By JACK WEATHERLY
Downtown Jackson’s first “parklet” has been well received.
And so the city may move forward with another, according to Travis Crabtree, urban designer for the city.
The parklet — wooden benches and planters and spaces for small lightweight tables and chairs — occupies what had been parking spaces on the east side of Congress Street in front of the Plaza Building.
In September, the city installed the cedar elements, using a $15,000 grant from the AARP as well as $1,500 from Entergy Mississippi and $500 from Downtown Jackson Partners. No city money was used.
“It’s a six-month sort of trial, but based on the positive response, we feel like it it’s semi-permanent,” Crabtree said Tuesday.
Michael Laskin, owner of Basil’s restaurant in the Plaza Building, said, “We’re pleased as punch.
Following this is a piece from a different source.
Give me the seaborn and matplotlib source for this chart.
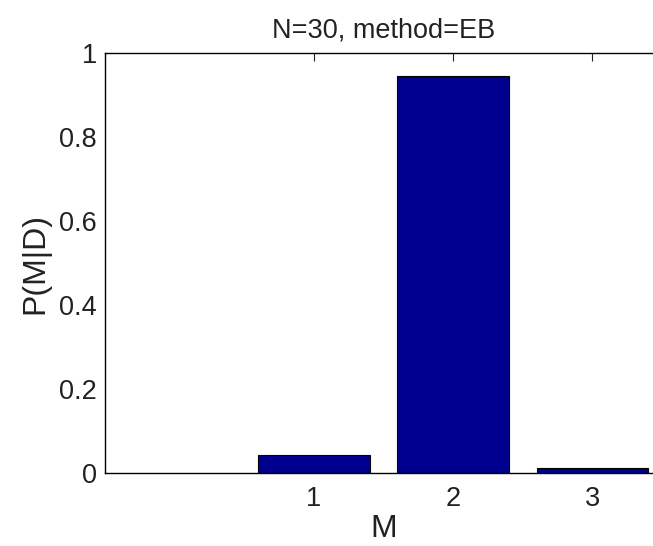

We hope it’s a permanent thing.”
Jimmy Kitchens, who manages the Plaza Building, said that “everything I’ve heard has been very positive.”
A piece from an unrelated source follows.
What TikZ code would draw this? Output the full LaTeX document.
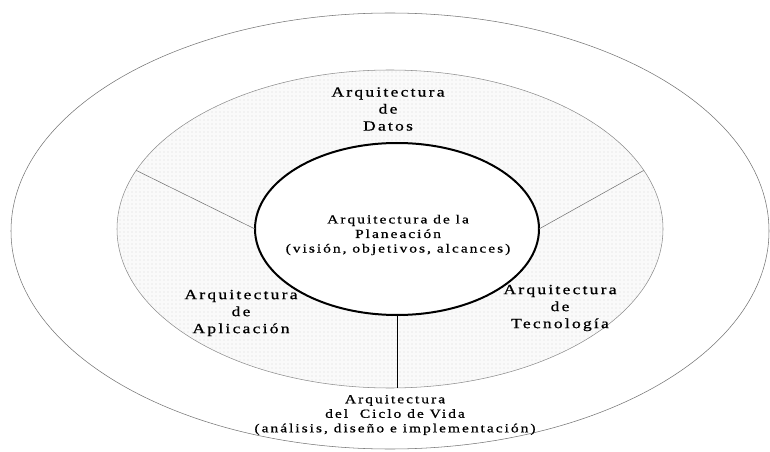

The 11-story art deco building includes offices and 14 apartments as well as two restaurants on the ground floor, Basil’s and Keifer’s.
Sweetie Pie’s is working with the city to open a soul-food restaurant in the Plaza Building space formerly occupied by La Finestra, which closed three years ago.
Downtown is undergoing a decade-long effort to reinvent itself – as a mixed use area with apartments, retailers and restaurants. More than a quarter of a billion dollars has been invested by the private sector, and three times that much in the public sector.
“Sweetie Pie’s” will bring with it the panache of television exposure. It was a popular reality show on OWN, the Oprah Winfrey Network.
It will be the fourth restaurant in the soul-food chain. There are two in St. Louis and one in Houston.
Crabtree says if the final conclusion is that the parklet has been successful, another may be installed around the corner on the north side of Capitol Street.
The city is working with Metairie, La., developer Kip Gilbert, who is renovating the Heritage Building on smaller buildings along side it on the south side of Capitol, including putting in more apartments.
He bought several vacant buildings on the opposite side of Capitol and is reclaiming them to be offered as retail space.
Crabtree said the parklets are part of what he calls “tactical urbanism,” which will be unveiled in the future, though he would not say what the term means in this case.